Deutsche Welle scraper
Project scrapes the latest reports from the Deutsche Welle news website, focusing on the top stories of the day. It extracts data including the preview image, news headline, news link, and full text reportage, and saves it into a JSON file for further analysis.
Features
- Dynamic Content Scraping: The scraper utilizes Selenium and BeautifulSoup libraries to dynamically fetch the latest reports from the Deutsche Welle website, particularly focusing on the stories in the “In Focus” section.
- Data Extraction: It extracts key information such as the preview image link, news headline, news link, and full text reportage from the HTML structure of the webpage.
- Handling Dynamic Content: Selenium is used to handle dynamic content loading, ensuring that all necessary information is captured accurately.

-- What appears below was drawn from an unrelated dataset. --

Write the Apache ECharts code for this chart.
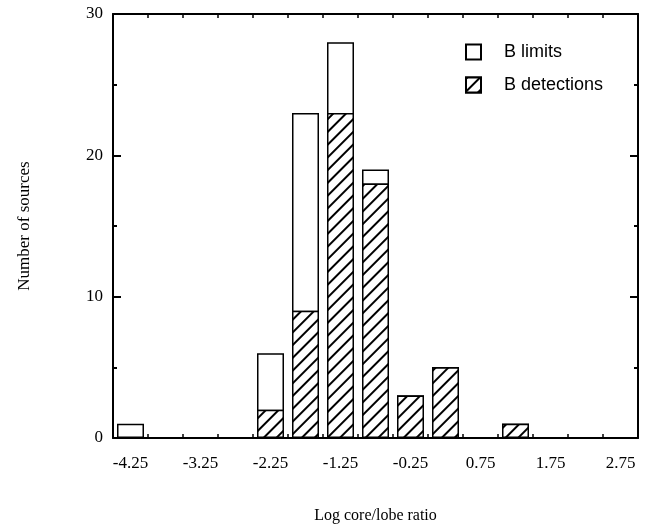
<!DOCTYPE html>
<html>
<head>
<meta charset="utf-8">
<script src="https://cdn.jsdelivr.net/npm/echarts@6/dist/echarts.min.js"></script>
<style>
html,body{margin:0;padding:0;background:#fff;}
#chart{width:647px;height:529px;}
</style>
</head>
<body>
<div id="chart"></div>
<script>
// Bin centres (log core/lobe ratio) and counts
const binCenters = [-4.25, -2.25, -1.75, -1.25, -0.75, -0.25, 0.25, 1.25];
const detections = [0, 2, 9, 23, 18, 3, 5, 1];
const limits     = [1, 4, 14, 5, 1, 0, 0, 0];
// Axis tick marks (bin edges) and tick labels
const xTickValues = [-4, -3.5, -3, -2.5, -2, -1.5, -1, -0.5, 0, 0.5, 1, 1.5, 2, 2.5];
const xLabelValues = [-4.25, -3.25, -2.25, -1.25, -0.25, 0.75, 1.75, 2.75];
const yLabelValues = [0, 10, 20, 30];

const serif = '"Liberation Serif", "Times New Roman", serif';
const sans = '"Liberation Sans", Arial, sans-serif';

const chart = echarts.init(document.getElementById('chart'), null, {renderer: 'canvas'});

const lineStyle = {color: '#000', width: 2};
const hatch = {
  symbol: 'rect', symbolSize: 1,
  dashArrayX: [1, 0], dashArrayY: [1.3, 7],
  rotation: -Math.PI / 4,
  color: '#000', backgroundColor: '#fff'
};

// limits are stacked on top of detections: white bar = detections + limits,
// hatched detections bar drawn over its lower part
const totals = binCenters.map((x, i) => [x, detections[i] + limits[i]]);
const detData = binCenters.map((x, i) => [x, detections[i]]).filter(d => d[1] > 0);

chart.setOption({
  backgroundColor: '#fff',
  animation: false,
  grid: {left: 113, right: 9, top: 14, bottom: 89},
  legend: {
    orient: 'vertical', left: 460, top: 38,
    icon: 'rect', itemWidth: 15, itemHeight: 15, itemGap: 15,
    textStyle: {fontFamily: sans, fontSize: 18, lineHeight: 18, color: '#000', padding: [0, 0, 0, 18]},
    data: ['B limits', 'B detections']
  },
  xAxis: [{
    type: 'value', position: 'bottom', min: -4.5, max: 3,
    axisLine: {onZero: false, lineStyle: lineStyle},
    axisTick: {inside: true, length: 4, customValues: xTickValues, lineStyle: {color: '#000', width: 1.5}},
    axisLabel: {customValues: xLabelValues, fontFamily: serif, fontSize: 17, color: '#000', margin: 17},
    splitLine: {show: false},
    name: 'Log core/lobe ratio', nameLocation: 'middle', nameGap: 70,
    nameTextStyle: {fontFamily: serif, fontSize: 16, color: '#000'}
  }, {
    type: 'value', position: 'top', min: -4.5, max: 3,
    axisLine: {onZero: false, lineStyle: lineStyle},
    axisTick: {inside: true, length: 4, customValues: xTickValues, lineStyle: {color: '#000', width: 1.5}},
    axisLabel: {show: false},
    splitLine: {show: false}
  }],
  yAxis: [{
    type: 'value', position: 'left', min: 0, max: 30, interval: 10,
    axisLine: {show: true, onZero: false, lineStyle: lineStyle},
    axisTick: {show: true, inside: true, length: 8, lineStyle: {color: '#000', width: 2}},
    minorTick: {show: true, splitNumber: 2, length: 4, lineStyle: {color: '#000', width: 2}},
    axisLabel: {customValues: yLabelValues, fontFamily: serif, fontSize: 17, color: '#000', margin: 10},
    splitLine: {show: false},
    name: 'Number of sources', nameLocation: 'middle', nameGap: 80,
    nameTextStyle: {fontFamily: serif, fontSize: 17, color: '#000'}
  }, {
    type: 'value', position: 'right', min: 0, max: 30, interval: 10,
    axisLine: {show: true, onZero: false, lineStyle: lineStyle},
    axisTick: {show: true, inside: true, length: 8, lineStyle: {color: '#000', width: 2}},
    minorTick: {show: true, splitNumber: 2, length: 4, lineStyle: {color: '#000', width: 2}},
    axisLabel: {show: false},
    splitLine: {show: false}
  }],
  series: [{
    name: 'B limits', type: 'bar', barWidth: 27, barGap: '-100%',
    xAxisIndex: 0, yAxisIndex: 0,
    itemStyle: {color: '#fff', borderColor: '#000', borderWidth: 1.5},
    data: totals
  }, {
    name: 'B detections', type: 'bar', barWidth: 27, barGap: '-100%',
    xAxisIndex: 0, yAxisIndex: 0,
    itemStyle: {color: '#fff', borderColor: '#000', borderWidth: 1.5, decal: hatch},
    data: detData
  }]
});
</script>
</body>
</html>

- JSON Serialization: Extracted data is serialized into a JSON file format for easy storage, retrieval, and further processing.
How to Use
To use the project, ensure you have the necessary libraries installed (BeautifulSoup, requests, Selenium). Also, make sure you have the Chrome WebDriver installed and set up correctly. Simply run the provided Python script. It will automatically scrape the latest reports from Deutsche Welle’s website and save them into a JSON file named “latest_in_focus.json”. You can then access the JSON file to view the collected news articles and their details.
Contributing
Contributions and improvements are welcome! If you have any suggestions for enhancing the functionality, optimizing the code, or adding new features, feel free to open an issue or submit a pull request on the project’s GitHub repository.